Stated problem >> Exactly the lines from the line holding "Output the Python" to the line holding "plt.rcParams['font.family'] = ['Noto", both lines included, are to be echoed; pictures are not.

[Code that draws figures]
════════════════════

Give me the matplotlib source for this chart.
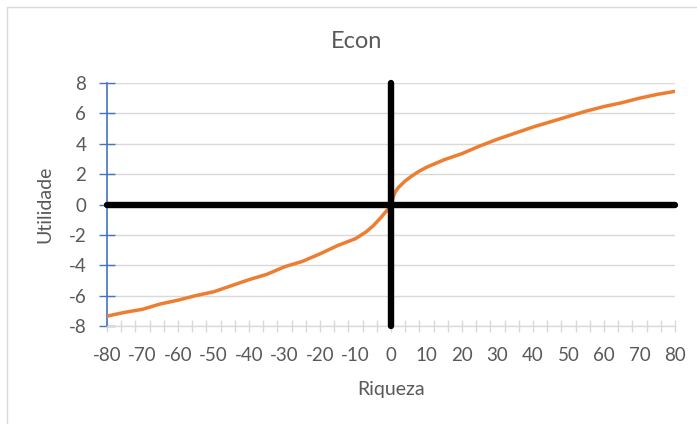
import matplotlib.pyplot as plt
from matplotlib.patches import Rectangle
from matplotlib.ticker import MultipleLocator

# values
riqueza = [-80, -75, -70, -65, -60, -55, -50, -45, -40, -35, -30, -25, -20,
           -15, -10, -7, -5, -3, -1, 0, 1, 2, 4, 6, 8, 10, 15, 20, 25, 30,
           35, 40, 45, 50, 55, 60, 65, 70, 75, 80]
utilidade = [-7.35, -7.1, -6.9, -6.55, -6.3, -6.0, -5.75, -5.35, -4.95, -4.6,
             -4.1, -3.75, -3.25, -2.7, -2.25, -1.8, -1.4, -0.9, -0.35, 0.0,
             0.75, 1.1, 1.55, 1.9, 2.2, 2.45, 2.95, 3.35, 3.85, 4.3, 4.7,
             5.1, 5.45, 5.8, 6.15, 6.45, 6.7, 7.0, 7.25, 7.45]
eixo_x = [-80, 80]
eixo_y = [-8, 8]

plt.rcParams['font.family'] = ['Lato', 'DejaVu Sans']
plt.rcParams['axes.unicode_minus'] = False
cinza = '#595959'

fig = plt.figure(figsize=(6.97, 4.24), dpi=100)
fig.patches.append(Rectangle((7 / 697, -0.1), 1.2, 1.1 - 7 / 424,
                             transform=fig.transFigure, fill=False,
                             edgecolor='#D9D9D9', linewidth=1))
ax = fig.add_axes([107 / 697, 98 / 424, 568 / 697, 243 / 424])

ax.plot(riqueza, utilidade, color='#ED7D31', linewidth=2.5, zorder=3)
ax.plot(eixo_x, [0, 0], color='black', linewidth=4.6,
        solid_capstyle='round', zorder=4, clip_on=False)
ax.plot([0, 0], eixo_y, color='black', linewidth=4.6,
        solid_capstyle='round', zorder=4, clip_on=False)

ax.set_xlim(-80, 80)
ax.set_ylim(-8, 8)
ax.set_yticks(range(-8, 9, 2))
ax.set_xticks(range(-80, 81, 10))
ax.xaxis.set_minor_locator(MultipleLocator(4))
ax.xaxis.remove_overlapping_locs = False
ax.grid(axis='y', color='#D9D9D9', linewidth=1)
ax.set_axisbelow(True)

for s in ['top', 'right']:
    ax.spines[s].set_visible(False)
ax.spines['left'].set_color('#4472C4')
ax.spines['left'].set_linewidth(1.2)
ax.spines['bottom'].set_color('#D9D9D9')
ax.spines['bottom'].set_linewidth(1)

ax.tick_params(axis='y', direction='inout', length=12, width=1,
               color='#4472C4', labelcolor=cinza, labelsize=13.5, pad=9)
ax.tick_params(axis='x', which='major', length=0, labelcolor=cinza,
               labelsize=13.5, pad=15)
ax.tick_params(axis='x', which='minor', direction='inout', length=9,
               width=1, color='#D9D9D9')

fig.text(357 / 697, 1 - 42 / 424, 'Econ', color=cinza, fontsize=17,
         ha='center', va='center')

ax.set_xlabel('Riqueza', color=cinza, fontsize=14)
ax.set_ylabel('Utilidade', color=cinza, fontsize=14)
ax.xaxis.set_label_coords(0.5, -(390 - 326) / 243)
ax.yaxis.set_label_coords(-(107 - 45) / 568, 0.5)
ax.xaxis.label.set_va('center')
ax.yaxis.label.set_va('center')

fig.savefig('out.png', dpi=100)
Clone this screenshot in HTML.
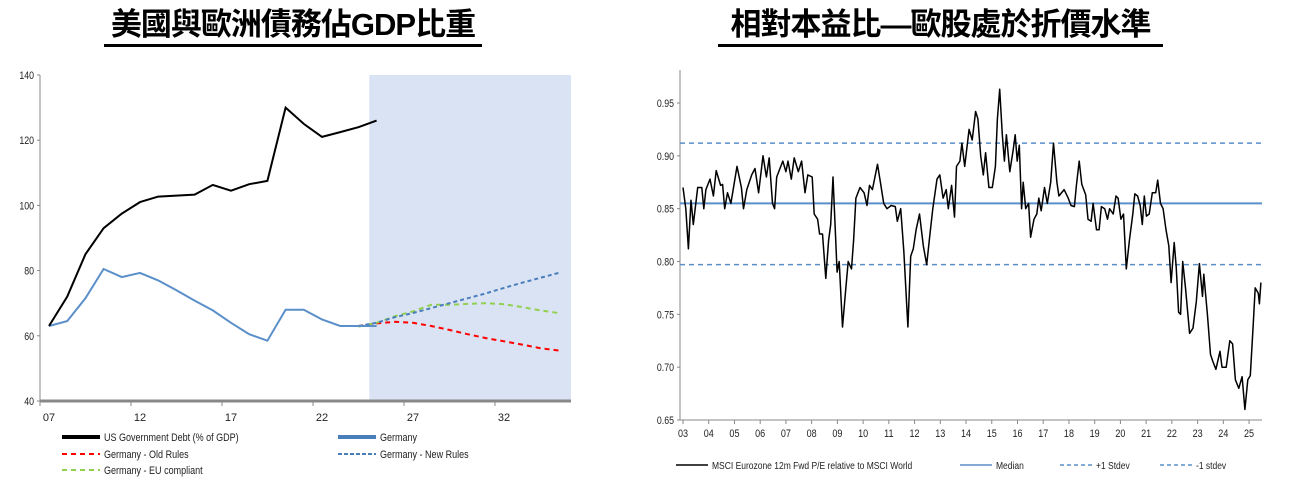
<!DOCTYPE html>
<html><head><meta charset="utf-8">
<style>
html,body{margin:0;padding:0;background:#fff;}
body{width:1292px;height:488px;overflow:hidden;position:relative;font-family:"Liberation Sans","Noto Sans CJK TC",sans-serif;}
.title{position:absolute;top:6px;font-family:"Liberation Sans","Noto Sans CJK TC",sans-serif;font-weight:bold;font-size:31px;line-height:38px;white-space:nowrap;border-bottom:3px solid #000;padding-bottom:0;}
svg{position:absolute;left:0;top:0;}
svg text{font-family:"Liberation Sans",sans-serif;}
</style></head>
<body>
<div class="title" style="left:104px;width:378px;text-align:center;letter-spacing:-1px;">美國與歐洲債務佔GDP比重</div>
<div class="title" style="left:718px;width:445px;text-align:center;letter-spacing:-1px;">相對本益比—歐股處於折價水準</div>
<svg id="chart" width="1292" height="488"></svg>
<script>
// ---------- Left chart data ----------
const leftYTicks = [40, 60, 80, 100, 120, 140];
const leftXTicks = [7, 12, 17, 22, 27, 32];
const leftXLabels = ["07", "12", "17", "22", "27", "32"];
const usYears = [7,8,9,10,11,12,13,14,15,16,17,18,19,20,21,22,23,24,25];
const usDebt = [63,72,85,93,97.5,101,102.7,103,103.3,106.3,104.5,106.5,107.5,130,125,121,122.5,124,126];
const deYears = [7,8,9,10,11,12,13,14,15,16,17,18,19,20,21,22,23,24,25];
const deDebt = [63,64.5,71.5,80.5,78,79.3,77,74,70.8,67.8,64,60.5,58.5,68,68,65,63,63,63];
const projYears = [24,25,26,27,28,29,30,31,32,33,34,35];
const oldRules = [63,63.8,64.3,64,63,61.8,60.5,59.3,58.3,57.3,56.2,55.5];
const newRules = [63,64,65.7,67,68.5,70,71.5,73,74.7,76.3,77.8,79.3];
const euCompliant = [62.8,64,66,67.5,69.5,69.5,69.8,70,69.7,68.8,67.8,67];
const shadeStartYear = 24.6;
const shadeEndYear = 36.1;

// ---------- Right chart data ----------
const rightYTicks = [0.65, 0.70, 0.75, 0.80, 0.85, 0.90, 0.95];
const rightYLabels = ["0.65","0.70","0.75","0.80","0.85","0.90","0.95"];
const rightXTicks = [3,4,5,6,7,8,9,10,11,12,13,14,15,16,17,18,19,20,21,22,23,24,25];
const medianValue = 0.855;
const plusStdev = 0.912;
const minusStdev = 0.797;
const peDates = [3.00,3.11,3.21,3.31,3.40,3.57,3.73,3.81,3.89,4.05,4.18,4.29,4.46,4.54,4.62,4.73,4.86,5.10,5.27,5.35,5.48,5.67,5.80,5.94,6.11,6.24,6.35,6.48,6.56,6.64,6.88,7.00,7.08,7.21,7.32,7.48,7.61,7.74,7.85,8.02,8.10,8.23,8.31,8.42,8.55,8.66,8.74,8.83,8.99,9.07,9.20,9.31,9.42,9.55,9.63,9.72,9.88,10.04,10.15,10.25,10.36,10.56,10.69,10.80,10.93,11.09,11.25,11.33,11.46,11.58,11.74,11.85,11.95,12.06,12.19,12.34,12.47,12.58,12.71,12.87,12.98,13.11,13.23,13.31,13.44,13.55,13.63,13.76,13.84,13.95,14.12,14.24,14.37,14.46,14.57,14.67,14.76,14.89,15.02,15.14,15.22,15.31,15.41,15.49,15.57,15.70,15.83,15.91,15.99,16.07,16.16,16.22,16.32,16.43,16.51,16.64,16.75,16.83,16.92,17.05,17.16,17.29,17.40,17.53,17.61,17.81,17.97,18.08,18.21,18.29,18.40,18.50,18.65,18.74,18.86,18.94,19.07,19.17,19.26,19.39,19.50,19.58,19.72,19.83,19.91,20.02,20.12,20.23,20.35,20.48,20.56,20.67,20.77,20.85,20.93,21.01,21.12,21.24,21.37,21.45,21.56,21.66,21.77,21.88,21.97,22.09,22.17,22.26,22.34,22.42,22.53,22.69,22.82,22.95,23.07,23.19,23.24,23.38,23.50,23.60,23.71,23.87,23.95,24.11,24.25,24.36,24.47,24.60,24.73,24.84,24.95,25.05,25.16,25.24,25.36,25.40,25.46];
const peValues = [0.87,0.85,0.812,0.858,0.835,0.87,0.87,0.85,0.868,0.878,0.862,0.886,0.872,0.873,0.85,0.865,0.855,0.89,0.87,0.85,0.868,0.882,0.888,0.865,0.9,0.88,0.898,0.855,0.85,0.88,0.895,0.885,0.895,0.878,0.898,0.885,0.895,0.865,0.882,0.88,0.845,0.84,0.826,0.826,0.784,0.82,0.835,0.88,0.79,0.8,0.738,0.77,0.8,0.793,0.82,0.86,0.87,0.865,0.853,0.872,0.868,0.892,0.872,0.855,0.85,0.853,0.852,0.838,0.85,0.81,0.738,0.805,0.812,0.83,0.845,0.815,0.797,0.822,0.85,0.878,0.882,0.86,0.868,0.85,0.872,0.842,0.89,0.895,0.912,0.89,0.925,0.915,0.942,0.935,0.9,0.882,0.903,0.87,0.87,0.89,0.935,0.963,0.92,0.895,0.92,0.885,0.905,0.92,0.895,0.91,0.85,0.875,0.85,0.855,0.823,0.84,0.845,0.86,0.848,0.87,0.855,0.875,0.912,0.875,0.862,0.868,0.86,0.853,0.852,0.872,0.895,0.873,0.863,0.84,0.838,0.855,0.83,0.83,0.852,0.85,0.84,0.85,0.845,0.862,0.86,0.84,0.845,0.793,0.82,0.845,0.864,0.862,0.853,0.835,0.862,0.843,0.845,0.865,0.865,0.877,0.855,0.85,0.83,0.815,0.78,0.818,0.795,0.752,0.75,0.8,0.775,0.732,0.737,0.762,0.798,0.767,0.788,0.75,0.712,0.705,0.698,0.715,0.7,0.7,0.725,0.722,0.688,0.68,0.691,0.66,0.688,0.692,0.74,0.775,0.77,0.76,0.78];

const NS = "http://www.w3.org/2000/svg";
const svg = document.getElementById('chart');
function mk(tag, attrs, parent){const e=document.createElementNS(NS,tag);for(const k in attrs)e.setAttribute(k,attrs[k]);(parent||svg).appendChild(e);return e;}

// ---------- Left axes ----------
const LX0=40, LX1=571, LYT=75, LYB=401;
const lx = y => 49 + (y-7)*18.2;
const ly = v => LYB - (v-40)*(LYB-LYT)/100;

let shade = mk('rect',{x:lx(shadeStartYear),y:LYT,width:LX1-lx(shadeStartYear),height:LYB-LYT,fill:'#dae3f3'});



let lyAxis = mk('line',{x1:LX0,y1:LYT,x2:LX0,y2:LYB,stroke:'#888','stroke-width':1});


let lxAxis = mk('line',{x1:LX0,y1:LYB,x2:LX1,y2:LYB,stroke:'#888','stroke-width':3});



leftYTicks.forEach(v=>{
  mk('line',{x1:LX0-3,y1:ly(v),x2:LX0,y2:ly(v),stroke:'#888'});
  const t=mk('text',{x:LX0-6,y:ly(v)+4,'text-anchor':'end','font-size':11,fill:'#222',transform:`translate(${LX0-6},0) scale(0.8,1) translate(${-(LX0-6)},0)`});
  t.textContent=String(v);
  
  
});
leftXTicks.forEach((yr,i)=>{
  const x=lx(yr);
  mk('line',{x1:x-9,y1:LYB,x2:x-9,y2:LYB+5,stroke:'#888'});
  const t=mk('text',{x:x,y:LYB+20,'text-anchor':'middle','font-size':11,fill:'#222'});
  t.textContent=leftXLabels[i];
  
  
});

function path(xs, ys, fx, fy){return xs.map((x,i)=>(i?'L':'M')+fx(x).toFixed(1)+','+fy(ys[i]).toFixed(1)).join(' ');}

let p;
p=mk('path',{d:path(projYears,oldRules,lx,ly),fill:'none',stroke:'#ff0000','stroke-width':2,'stroke-dasharray':'5,4'});


p=mk('path',{d:path(projYears,euCompliant,lx,ly),fill:'none',stroke:'#92d050','stroke-width':2,'stroke-dasharray':'5,4'});


p=mk('path',{d:path(projYears,newRules,lx,ly),fill:'none',stroke:'#4a7ebb','stroke-width':2,'stroke-dasharray':'4,3'});


p=mk('path',{d:path(deYears,deDebt,lx,ly),fill:'none',stroke:'#5b8fc9','stroke-width':2});


p=mk('path',{d:path(usYears,usDebt,lx,ly),fill:'none',stroke:'#000','stroke-width':2});



function legendItem(x,y,label,color,w,dash,name){
  const g=mk('g',{});
  
  
  const a={x1:x,y1:y,x2:x+38,y2:y,stroke:color,'stroke-width':w};
  if(dash)a['stroke-dasharray']=dash;
  mk('line',a,g);
  const t=mk('text',{x:x+42,y:y+4,'font-size':11,fill:'#222',transform:`translate(${x+42},0) scale(0.82,1) translate(${-(x+42)},0)`},g);
  t.textContent=label;
}
legendItem(62,437,'US Government Debt (% of GDP)','#000',4,null,'legend-us-debt');
legendItem(338,437,'Germany','#4a7ebb',4,null,'legend-germany');
legendItem(62,454,'Germany - Old Rules','#ff0000',2,'5,4','legend-old-rules');
legendItem(338,454,'Germany - New Rules','#4a7ebb',2,'4,2','legend-new-rules');
legendItem(62,470,'Germany - EU compliant','#92d050',2,'5,4','legend-eu-compliant');

// ---------- Right axes ----------
const RX0=680, RX1=1262, RYT=70, RYB=420;
const rx = y => 683 + (y-3)*25.73;
const ry = v => 420 - (v-0.65)*(420-103)/0.30;

let ryA=mk('line',{x1:RX0,y1:RYT,x2:RX0,y2:RYB,stroke:'#888'});


let rxA=mk('line',{x1:RX0,y1:RYB,x2:RX1,y2:RYB,stroke:'#888'});


rightYTicks.forEach((v,i)=>{
  mk('line',{x1:RX0-3,y1:ry(v),x2:RX0,y2:ry(v),stroke:'#888'});
  const t=mk('text',{x:RX0-6,y:ry(v)+4,'text-anchor':'end','font-size':11,fill:'#222',transform:`translate(${RX0-6},0) scale(0.8,1) translate(${-(RX0-6)},0)`});
  t.textContent=rightYLabels[i];
  
  
});
rightXTicks.forEach(yr=>{
  const x=rx(yr);
  mk('line',{x1:x,y1:RYB,x2:x,y2:RYB+4,stroke:'#888'});
  const t=mk('text',{x:x,y:RYB+17,'text-anchor':'middle','font-size':11,fill:'#222',transform:`translate(${x},0) scale(0.82,1) translate(${-x},0)`});
  t.textContent=String(yr).padStart(2,'0');
  
  
});
let ml=mk('line',{x1:RX0,y1:ry(medianValue),x2:RX1,y2:ry(medianValue),stroke:'#5b8fc9','stroke-width':2});


let pl=mk('line',{x1:RX0,y1:ry(plusStdev),x2:RX1,y2:ry(plusStdev),stroke:'#5b8fc9','stroke-width':1.5,'stroke-dasharray':'5,4'});


let mnl=mk('line',{x1:RX0,y1:ry(minusStdev),x2:RX1,y2:ry(minusStdev),stroke:'#5b8fc9','stroke-width':1.5,'stroke-dasharray':'5,4'});


p=mk('path',{d:path(peDates,peValues,rx,ry),fill:'none',stroke:'#000','stroke-width':1.5,'stroke-linejoin':'round'});



function legendItem2(x,y,label,color,dash,name){
  const g=mk('g',{});
  
  
  const a={x1:x,y1:y,x2:x+32,y2:y,stroke:color,'stroke-width':1.5};
  if(dash)a['stroke-dasharray']=dash;
  mk('line',a,g);
  const t=mk('text',{x:x+36,y:y+4,'font-size':10,fill:'#222',transform:`translate(${x+36},0) scale(0.85,1) translate(${-(x+36)},0)`},g);
  t.textContent=label;
}
legendItem2(676,465,'MSCI Eurozone 12m Fwd P/E relative to MSCI World','#000',null,'legend-relative-pe');
legendItem2(960,465,'Median','#5b8fc9',null,'legend-median');
legendItem2(1060,465,'+1 Stdev','#5b8fc9','4,3','legend-plus-stdev');
legendItem2(1160,465,'-1 stdev','#5b8fc9','4,3','legend-minus-stdev');
</script>
</body></html>
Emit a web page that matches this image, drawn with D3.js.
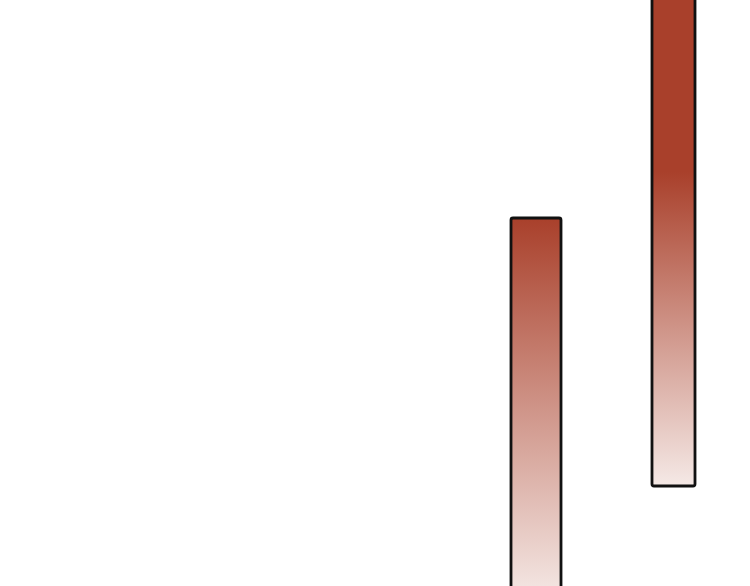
<!DOCTYPE html>
<html>
<head>
<meta charset="utf-8">
<script src="https://cdn.jsdelivr.net/npm/d3@7"></script>
<style>
  html, body { margin: 0; padding: 0; background: #ffffff; overflow: hidden; }
  svg { display: block; }
</style>
</head>
<body>
<svg id="chart" width="750" height="586"></svg>
<script>
// Data (zoomed-in view of a floating-bar chart)
const categories = ["A", "B"];
const binStart = [51.1, 65.2];
const binEnd = [56.1, 69.5];
const lowValues = [0, 28.5];
const highValues = [95.5, 155];
const gradientCap = 107; // value above which the fill stays fully dark

const width = 750, height = 586;
const svg = d3.select("#chart");

const x = d3.scaleLinear().domain([0, 75]).range([0, width]);
const y = d3.scaleLinear().domain([0, 100]).range([600, 200]);

const data = categories.map((c, i) => ({
  cat: c, x0: binStart[i], x1: binEnd[i], lo: lowValues[i], hi: highValues[i]
}));

const defs = svg.append("defs");
data.forEach((d, i) => {
  const g = defs.append("linearGradient")
    .attr("id", "barGrad" + i)
    .attr("gradientUnits", "userSpaceOnUse")
    .attr("x1", 0).attr("x2", 0)
    .attr("y1", y(Math.min(d.hi, gradientCap))).attr("y2", y(d.lo));
  g.append("stop").attr("offset", "0%").attr("stop-color", "#a9402b");
  g.append("stop").attr("offset", "100%").attr("stop-color", "#f5e9e6");
});

svg.append("g")
  .selectAll("rect")
  .data(data)
  .join("rect")
  .attr("x", d => x(d.x0))
  .attr("width", d => x(d.x1) - x(d.x0))
  .attr("y", d => y(d.hi))
  .attr("height", d => y(d.lo) - y(d.hi))
  .attr("rx", 2).attr("ry", 2)
  .attr("fill", (d, i) => `url(#barGrad${i})`)
  .attr("stroke", "#111")
  .attr("stroke-width", 2.8);
</script>
</body>
</html>
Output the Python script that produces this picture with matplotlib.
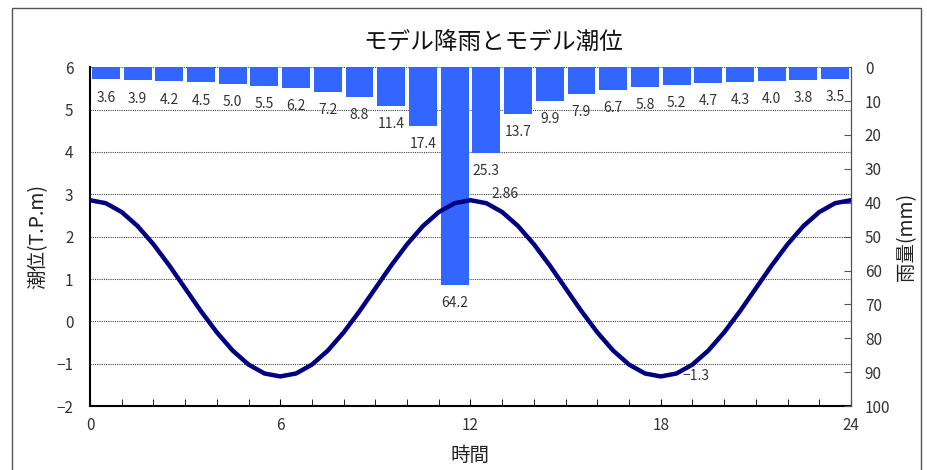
import matplotlib.pyplot as plt
from matplotlib.patches import Rectangle
from matplotlib.ticker import MultipleLocator

plt.rcParams['font.family'] = ['Noto Sans CJK JP', 'DejaVu Sans']

# hourly rainfall (mm), one bar per hour
rain_hours = [h + 0.5 for h in range(24)]
rain = [3.6, 3.9, 4.2, 4.5, 5.0, 5.5, 6.2, 7.2, 8.8, 11.4, 17.4, 64.2,
        25.3, 13.7, 9.9, 7.9, 6.7, 5.8, 5.2, 4.7, 4.3, 4.0, 3.8, 3.5]

# tide level (T.P.m) every half hour
tide_hours = [i * 0.5 for i in range(49)]
tide = [2.86, 2.79, 2.58, 2.25, 1.82, 1.32, 0.78, 0.24, -0.26, -0.69, -1.02, -1.23,
        -1.30, -1.23, -1.02, -0.69, -0.26, 0.24, 0.78, 1.32, 1.82, 2.25, 2.58, 2.79,
        2.86, 2.79, 2.58, 2.25, 1.82, 1.32, 0.78, 0.24, -0.26, -0.69, -1.02, -1.23,
        -1.30, -1.23, -1.02, -0.69, -0.26, 0.24, 0.78, 1.32, 1.82, 2.25, 2.58, 2.79,
        2.86]

fig = plt.figure(figsize=(9.28, 4.70), dpi=100)
ax = fig.add_axes([0.097, 0.136, 0.820, 0.721])
ax2 = ax.twinx()

# outer chart frame
fig.patches.append(Rectangle((0.013, -0.01), 0.979, 0.993, transform=fig.transFigure,
                             fill=False, edgecolor='#555555', linewidth=1.0))

txt = '#333333'

# rainfall bars hanging from the top
ax2.bar(rain_hours, rain, width=0.88, color='#3366ff', zorder=2)
for x, v in zip(rain_hours, rain):
    ax2.annotate(f'{v:.1f}', (x, v), xytext=(0, -8), textcoords='offset points',
                 ha='center', va='top', fontsize=10, color=txt)
ax2.set_ylim(100, 0)
ax2.set_yticks(range(0, 101, 10))
ax2.tick_params(axis='y', direction='in', length=5, labelsize=11, labelcolor=txt,
                color='#555555', pad=10)
ax2.set_ylabel('雨量(mm)', fontsize=14, color='#222222', labelpad=4)

# tide curve, drawn on top of the bars
ax2.plot(tide_hours, tide, color='#000080', linewidth=3.2, zorder=3,
         solid_capstyle='round', transform=ax.transData)
ax2.annotate('2.86', (12, 2.86), xytext=(13.1, 3.0), textcoords=ax.transData,
             xycoords=ax.transData, ha='center', va='center', fontsize=10, color=txt)
ax2.annotate('\u22121.3', (18, -1.30), xytext=(19.1, -1.3), textcoords=ax.transData,
             xycoords=ax.transData, ha='center', va='center', fontsize=10, color=txt)

ax.set_xlim(0, 24)
ax.set_ylim(-2, 6)
ax.set_xticks([0, 6, 12, 18, 24])
ax.xaxis.set_minor_locator(MultipleLocator(1))
ax.set_yticks(range(-2, 7))
ax.set_yticklabels([f'{v}'.replace('-', '\u2212') for v in range(-2, 7)])
ax.tick_params(axis='x', which='both', direction='in', length=5, labelsize=11,
               labelcolor=txt, pad=8)
ax.tick_params(axis='y', direction='in', length=0, labelsize=11, labelcolor=txt, pad=12)
ax.grid(axis='y', linestyle=(0, (1, 1)), color='#444444', linewidth=0.8)
ax.set_axisbelow(True)

ax.set_xlabel('時間', fontsize=14, color='#222222', labelpad=8)
ax.set_ylabel('潮位(T.P.m)', fontsize=14, color='#222222', labelpad=6)

for a in (ax, ax2):
    a.spines['top'].set_visible(False)
ax.spines['left'].set_linewidth(1.5)
ax.spines['bottom'].set_linewidth(1.5)
ax2.spines['left'].set_visible(False)
ax2.spines['bottom'].set_visible(False)
ax2.spines['right'].set_color('#555555')

fig.text(0.531, 0.909, 'モデル降雨とモデル潮位', ha='center', va='center',
         fontsize=17, color='#111111')

fig.savefig('out.png', dpi=100)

════════════════════

Answer for this exercise >>
Output the Python script that produces this picture with matplotlib.
import matplotlib.pyplot as plt
from matplotlib.patches import Rectangle
from matplotlib.ticker import MultipleLocator

plt.rcParams['font.family'] = ['Noto Sans CJK JP', 'DejaVu Sans']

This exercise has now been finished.